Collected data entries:
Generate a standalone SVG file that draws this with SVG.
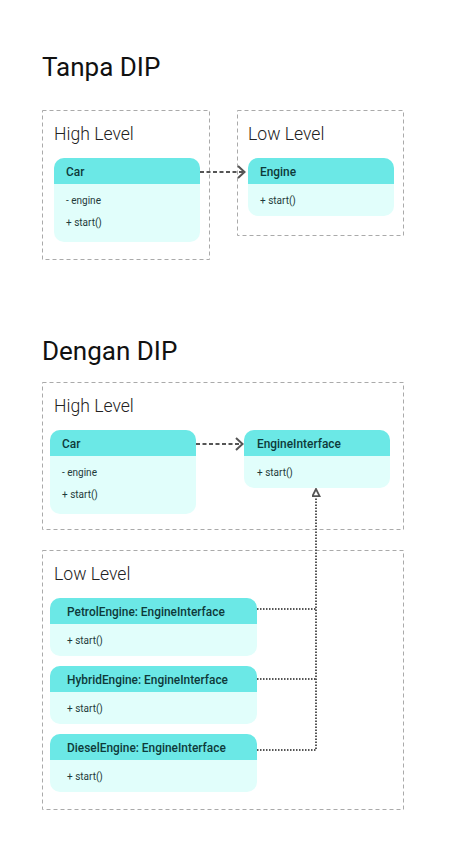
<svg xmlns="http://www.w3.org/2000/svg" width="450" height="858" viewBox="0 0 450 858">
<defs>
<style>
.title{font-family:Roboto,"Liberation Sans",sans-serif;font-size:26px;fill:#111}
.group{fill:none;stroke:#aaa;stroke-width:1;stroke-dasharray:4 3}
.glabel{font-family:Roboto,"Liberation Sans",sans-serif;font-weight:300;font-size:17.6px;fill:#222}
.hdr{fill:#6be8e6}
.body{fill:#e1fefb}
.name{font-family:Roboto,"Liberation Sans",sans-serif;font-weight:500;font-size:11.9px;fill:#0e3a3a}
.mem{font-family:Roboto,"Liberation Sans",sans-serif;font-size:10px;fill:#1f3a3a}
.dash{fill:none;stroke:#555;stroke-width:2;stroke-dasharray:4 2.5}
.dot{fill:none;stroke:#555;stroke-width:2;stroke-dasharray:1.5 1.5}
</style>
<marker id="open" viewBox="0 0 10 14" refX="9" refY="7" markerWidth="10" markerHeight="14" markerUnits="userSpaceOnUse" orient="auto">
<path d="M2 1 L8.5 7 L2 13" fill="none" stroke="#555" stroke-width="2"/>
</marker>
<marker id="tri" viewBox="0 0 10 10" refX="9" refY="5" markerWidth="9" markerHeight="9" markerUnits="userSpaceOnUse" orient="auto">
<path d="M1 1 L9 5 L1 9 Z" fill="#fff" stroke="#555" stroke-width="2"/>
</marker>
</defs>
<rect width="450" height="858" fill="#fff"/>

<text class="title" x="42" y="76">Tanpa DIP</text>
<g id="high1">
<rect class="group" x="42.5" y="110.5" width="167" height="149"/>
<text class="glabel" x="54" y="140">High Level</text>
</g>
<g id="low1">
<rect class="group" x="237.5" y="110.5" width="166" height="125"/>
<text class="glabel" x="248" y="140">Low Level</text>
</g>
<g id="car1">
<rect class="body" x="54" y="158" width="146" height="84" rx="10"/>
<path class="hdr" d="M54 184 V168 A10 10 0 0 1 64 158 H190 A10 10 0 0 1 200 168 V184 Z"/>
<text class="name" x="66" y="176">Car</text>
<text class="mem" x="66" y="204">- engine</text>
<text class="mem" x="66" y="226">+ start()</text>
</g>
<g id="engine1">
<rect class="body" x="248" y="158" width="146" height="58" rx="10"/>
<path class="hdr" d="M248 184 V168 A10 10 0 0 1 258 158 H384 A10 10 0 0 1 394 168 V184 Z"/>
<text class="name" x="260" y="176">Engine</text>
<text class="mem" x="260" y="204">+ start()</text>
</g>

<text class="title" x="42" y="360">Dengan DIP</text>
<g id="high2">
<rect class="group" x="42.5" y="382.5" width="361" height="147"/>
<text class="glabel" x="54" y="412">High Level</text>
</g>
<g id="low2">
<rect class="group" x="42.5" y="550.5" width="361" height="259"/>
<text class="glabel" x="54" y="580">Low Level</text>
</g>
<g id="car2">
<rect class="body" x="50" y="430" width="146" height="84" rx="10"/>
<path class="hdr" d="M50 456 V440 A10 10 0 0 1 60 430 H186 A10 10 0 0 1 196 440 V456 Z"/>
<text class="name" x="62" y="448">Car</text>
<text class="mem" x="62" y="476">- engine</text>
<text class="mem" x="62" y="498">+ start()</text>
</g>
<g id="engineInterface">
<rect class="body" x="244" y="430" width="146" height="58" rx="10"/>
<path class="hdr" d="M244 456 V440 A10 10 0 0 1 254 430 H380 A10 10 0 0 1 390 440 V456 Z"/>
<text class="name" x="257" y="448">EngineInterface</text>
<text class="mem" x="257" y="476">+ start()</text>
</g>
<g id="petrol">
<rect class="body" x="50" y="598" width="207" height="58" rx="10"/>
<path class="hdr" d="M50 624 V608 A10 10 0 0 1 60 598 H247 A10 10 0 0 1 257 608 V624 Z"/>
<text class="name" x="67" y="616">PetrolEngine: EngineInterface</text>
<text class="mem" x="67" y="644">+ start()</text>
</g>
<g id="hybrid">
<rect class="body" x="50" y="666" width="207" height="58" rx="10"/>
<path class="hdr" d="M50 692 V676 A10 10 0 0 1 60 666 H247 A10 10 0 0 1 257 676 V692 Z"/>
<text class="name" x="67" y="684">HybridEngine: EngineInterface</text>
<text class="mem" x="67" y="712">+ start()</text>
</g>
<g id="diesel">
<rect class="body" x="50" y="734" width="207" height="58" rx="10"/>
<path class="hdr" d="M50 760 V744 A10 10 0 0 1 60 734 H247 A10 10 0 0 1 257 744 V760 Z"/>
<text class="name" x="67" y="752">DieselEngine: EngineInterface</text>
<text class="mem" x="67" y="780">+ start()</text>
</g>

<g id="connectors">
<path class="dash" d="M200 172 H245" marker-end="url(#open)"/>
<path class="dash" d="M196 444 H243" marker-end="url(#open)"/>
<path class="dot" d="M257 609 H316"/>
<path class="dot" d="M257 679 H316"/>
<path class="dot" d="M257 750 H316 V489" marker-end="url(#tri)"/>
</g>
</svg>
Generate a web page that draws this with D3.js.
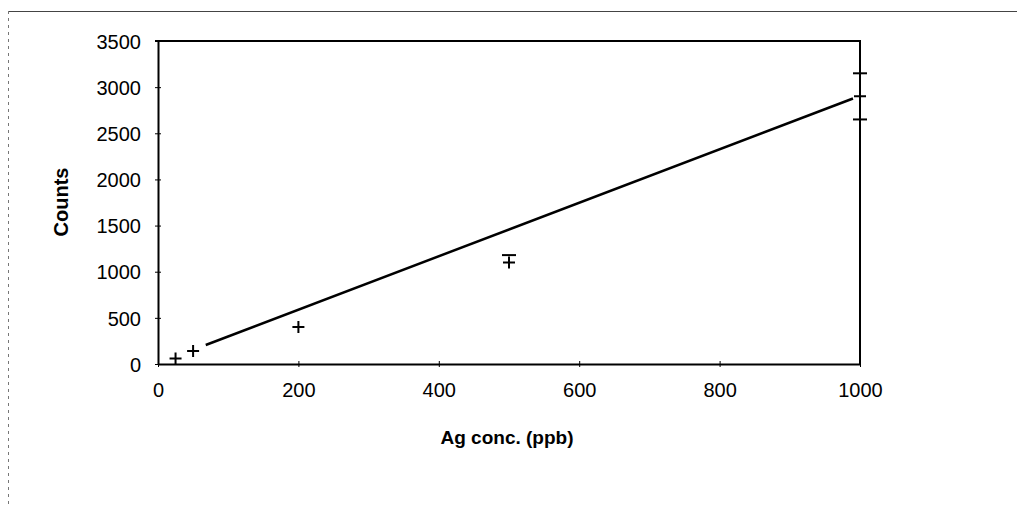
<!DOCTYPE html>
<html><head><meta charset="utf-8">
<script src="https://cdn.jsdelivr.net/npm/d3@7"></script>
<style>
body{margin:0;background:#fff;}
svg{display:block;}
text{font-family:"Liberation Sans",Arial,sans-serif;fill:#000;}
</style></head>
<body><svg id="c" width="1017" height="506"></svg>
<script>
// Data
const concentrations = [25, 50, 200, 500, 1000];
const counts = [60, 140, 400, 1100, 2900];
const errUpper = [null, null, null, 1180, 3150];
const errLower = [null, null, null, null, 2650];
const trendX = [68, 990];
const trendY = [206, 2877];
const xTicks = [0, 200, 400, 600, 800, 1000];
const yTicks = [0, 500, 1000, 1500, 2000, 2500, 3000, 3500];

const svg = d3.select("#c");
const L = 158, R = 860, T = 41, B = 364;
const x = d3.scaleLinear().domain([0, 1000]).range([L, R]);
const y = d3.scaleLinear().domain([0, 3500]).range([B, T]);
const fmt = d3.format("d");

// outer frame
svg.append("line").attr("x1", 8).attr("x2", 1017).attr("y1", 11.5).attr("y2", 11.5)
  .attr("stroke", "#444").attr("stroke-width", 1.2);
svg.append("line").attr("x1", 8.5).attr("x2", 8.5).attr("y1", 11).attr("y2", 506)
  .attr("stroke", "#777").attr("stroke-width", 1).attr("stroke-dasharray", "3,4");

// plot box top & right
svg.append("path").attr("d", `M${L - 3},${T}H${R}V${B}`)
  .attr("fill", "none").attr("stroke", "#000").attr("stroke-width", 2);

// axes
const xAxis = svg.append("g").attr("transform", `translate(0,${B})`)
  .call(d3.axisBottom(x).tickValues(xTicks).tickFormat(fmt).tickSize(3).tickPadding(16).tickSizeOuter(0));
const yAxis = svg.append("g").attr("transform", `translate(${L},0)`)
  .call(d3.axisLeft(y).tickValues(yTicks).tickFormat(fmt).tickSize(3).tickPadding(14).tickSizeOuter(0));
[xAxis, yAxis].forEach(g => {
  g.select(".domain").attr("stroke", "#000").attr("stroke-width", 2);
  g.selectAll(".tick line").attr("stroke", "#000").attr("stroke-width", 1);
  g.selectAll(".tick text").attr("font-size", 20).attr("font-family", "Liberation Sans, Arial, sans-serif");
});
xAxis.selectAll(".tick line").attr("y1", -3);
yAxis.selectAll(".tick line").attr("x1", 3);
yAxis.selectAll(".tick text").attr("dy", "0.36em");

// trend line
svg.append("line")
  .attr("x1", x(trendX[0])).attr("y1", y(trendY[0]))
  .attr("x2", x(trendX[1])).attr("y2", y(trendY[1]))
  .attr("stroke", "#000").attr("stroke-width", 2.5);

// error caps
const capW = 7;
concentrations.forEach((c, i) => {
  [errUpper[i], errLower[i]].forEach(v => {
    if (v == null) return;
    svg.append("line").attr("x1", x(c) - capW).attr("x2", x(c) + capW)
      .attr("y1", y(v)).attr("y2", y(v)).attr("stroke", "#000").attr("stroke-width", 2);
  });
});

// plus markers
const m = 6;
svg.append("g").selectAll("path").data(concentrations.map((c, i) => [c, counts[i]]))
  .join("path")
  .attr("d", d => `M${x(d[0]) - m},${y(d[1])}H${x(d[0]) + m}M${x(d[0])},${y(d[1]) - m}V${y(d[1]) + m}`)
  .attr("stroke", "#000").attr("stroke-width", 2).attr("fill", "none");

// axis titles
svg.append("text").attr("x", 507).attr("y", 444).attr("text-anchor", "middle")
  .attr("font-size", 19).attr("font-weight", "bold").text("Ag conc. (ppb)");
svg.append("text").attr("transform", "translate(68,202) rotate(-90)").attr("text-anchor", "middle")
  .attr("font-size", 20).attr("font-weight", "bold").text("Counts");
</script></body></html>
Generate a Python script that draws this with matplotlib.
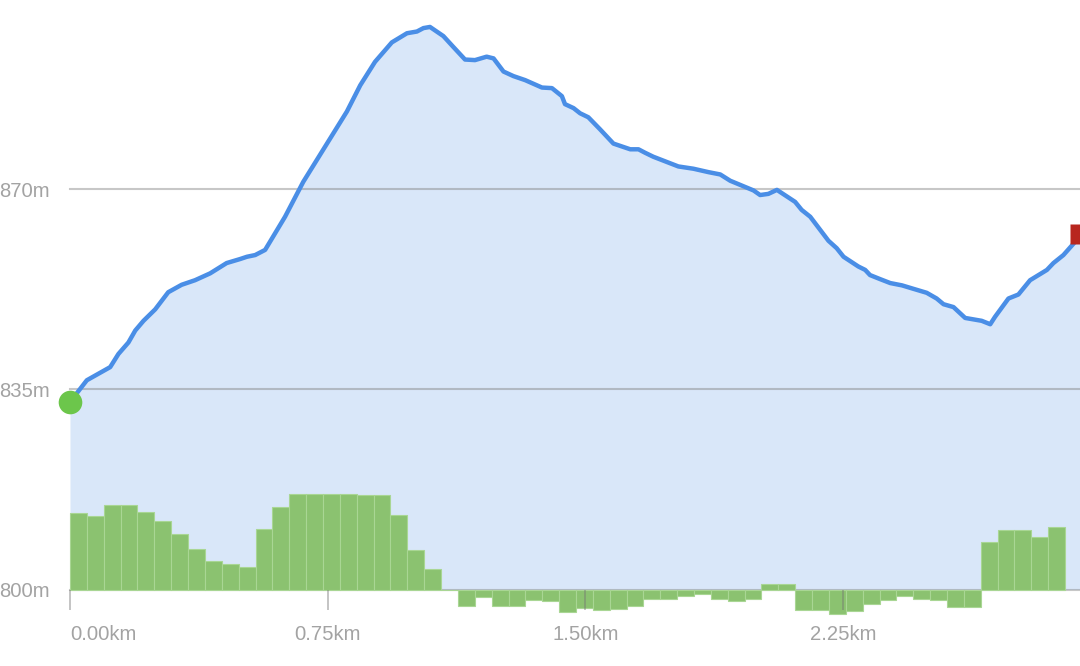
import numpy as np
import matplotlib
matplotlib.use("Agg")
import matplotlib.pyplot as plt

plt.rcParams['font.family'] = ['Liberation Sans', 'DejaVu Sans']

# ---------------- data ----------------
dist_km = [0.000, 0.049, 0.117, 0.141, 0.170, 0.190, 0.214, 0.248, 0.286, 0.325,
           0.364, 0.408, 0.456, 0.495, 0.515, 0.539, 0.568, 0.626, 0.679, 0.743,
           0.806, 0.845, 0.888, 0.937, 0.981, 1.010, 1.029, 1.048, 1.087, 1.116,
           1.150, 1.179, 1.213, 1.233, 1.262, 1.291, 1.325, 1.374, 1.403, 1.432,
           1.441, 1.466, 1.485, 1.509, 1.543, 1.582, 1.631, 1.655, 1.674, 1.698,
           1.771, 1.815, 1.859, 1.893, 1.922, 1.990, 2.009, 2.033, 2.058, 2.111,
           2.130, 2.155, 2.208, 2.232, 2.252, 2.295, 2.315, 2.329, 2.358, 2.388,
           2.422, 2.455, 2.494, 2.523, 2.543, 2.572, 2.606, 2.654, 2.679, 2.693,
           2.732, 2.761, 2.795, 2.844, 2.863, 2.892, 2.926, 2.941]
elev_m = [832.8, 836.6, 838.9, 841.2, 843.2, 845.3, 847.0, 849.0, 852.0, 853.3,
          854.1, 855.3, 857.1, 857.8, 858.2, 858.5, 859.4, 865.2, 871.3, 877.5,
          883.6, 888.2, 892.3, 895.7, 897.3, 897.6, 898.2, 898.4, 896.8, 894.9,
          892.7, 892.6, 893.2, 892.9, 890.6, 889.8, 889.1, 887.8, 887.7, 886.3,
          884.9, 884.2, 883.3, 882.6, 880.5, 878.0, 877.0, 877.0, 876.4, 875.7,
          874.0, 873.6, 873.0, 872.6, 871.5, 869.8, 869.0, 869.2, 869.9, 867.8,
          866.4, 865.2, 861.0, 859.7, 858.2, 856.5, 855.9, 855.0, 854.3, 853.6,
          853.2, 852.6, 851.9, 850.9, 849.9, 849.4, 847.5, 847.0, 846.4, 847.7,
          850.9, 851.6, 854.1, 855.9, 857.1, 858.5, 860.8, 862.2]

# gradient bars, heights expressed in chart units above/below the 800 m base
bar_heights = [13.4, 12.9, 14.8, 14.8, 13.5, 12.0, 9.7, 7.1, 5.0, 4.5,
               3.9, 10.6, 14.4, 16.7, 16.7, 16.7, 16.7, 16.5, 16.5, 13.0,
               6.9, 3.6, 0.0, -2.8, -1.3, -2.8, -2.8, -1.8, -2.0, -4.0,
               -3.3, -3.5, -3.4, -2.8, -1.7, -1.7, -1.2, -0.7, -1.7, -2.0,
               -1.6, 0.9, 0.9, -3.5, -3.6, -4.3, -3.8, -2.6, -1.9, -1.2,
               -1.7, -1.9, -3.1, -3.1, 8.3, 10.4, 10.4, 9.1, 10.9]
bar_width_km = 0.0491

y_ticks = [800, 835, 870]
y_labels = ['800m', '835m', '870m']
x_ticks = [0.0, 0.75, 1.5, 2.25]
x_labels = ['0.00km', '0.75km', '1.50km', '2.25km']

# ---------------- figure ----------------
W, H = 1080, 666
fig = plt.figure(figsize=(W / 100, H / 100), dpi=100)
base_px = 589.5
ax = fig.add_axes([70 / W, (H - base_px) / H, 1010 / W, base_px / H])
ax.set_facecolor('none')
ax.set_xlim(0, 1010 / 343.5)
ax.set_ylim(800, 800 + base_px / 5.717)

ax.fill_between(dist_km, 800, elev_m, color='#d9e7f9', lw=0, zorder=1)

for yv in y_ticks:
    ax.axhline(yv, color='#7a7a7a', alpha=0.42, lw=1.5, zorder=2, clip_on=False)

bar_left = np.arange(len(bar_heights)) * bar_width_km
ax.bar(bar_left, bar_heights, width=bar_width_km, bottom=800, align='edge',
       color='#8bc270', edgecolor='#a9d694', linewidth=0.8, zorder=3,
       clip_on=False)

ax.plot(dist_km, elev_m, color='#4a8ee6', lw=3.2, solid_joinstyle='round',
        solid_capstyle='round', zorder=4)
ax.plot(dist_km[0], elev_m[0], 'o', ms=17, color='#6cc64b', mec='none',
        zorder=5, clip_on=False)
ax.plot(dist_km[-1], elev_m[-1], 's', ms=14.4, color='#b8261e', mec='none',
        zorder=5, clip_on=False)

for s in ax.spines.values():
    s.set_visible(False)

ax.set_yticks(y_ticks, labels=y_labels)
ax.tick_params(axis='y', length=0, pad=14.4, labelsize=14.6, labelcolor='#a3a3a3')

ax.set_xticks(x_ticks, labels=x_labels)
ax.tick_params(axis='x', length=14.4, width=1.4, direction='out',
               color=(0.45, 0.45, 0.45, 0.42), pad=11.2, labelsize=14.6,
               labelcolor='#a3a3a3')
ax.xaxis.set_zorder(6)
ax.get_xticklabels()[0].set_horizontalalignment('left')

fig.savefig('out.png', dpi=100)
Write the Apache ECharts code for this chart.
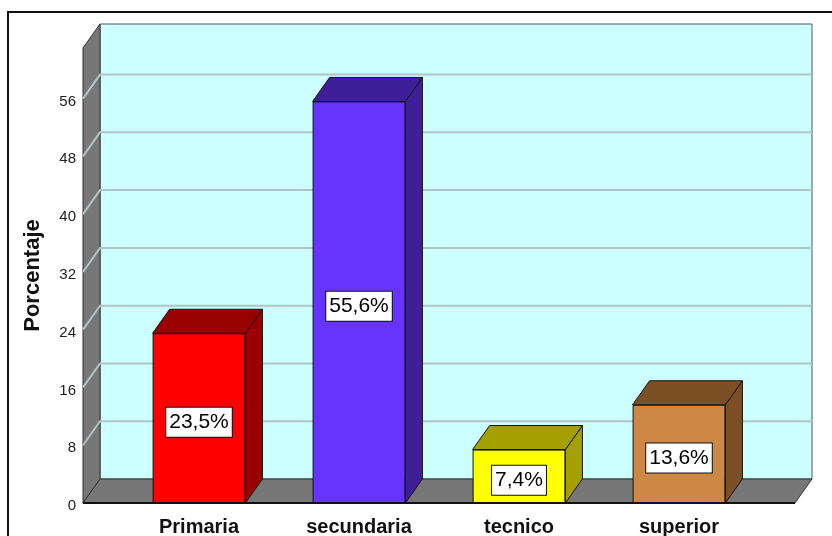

* Work instructions: List all lines from the entries that include the word "draws".

* Full response:
Generate a standalone SVG file that draws this with SVG.
Generate a web page that draws this with D3.js.
Generate a Python script that draws this with matplotlib.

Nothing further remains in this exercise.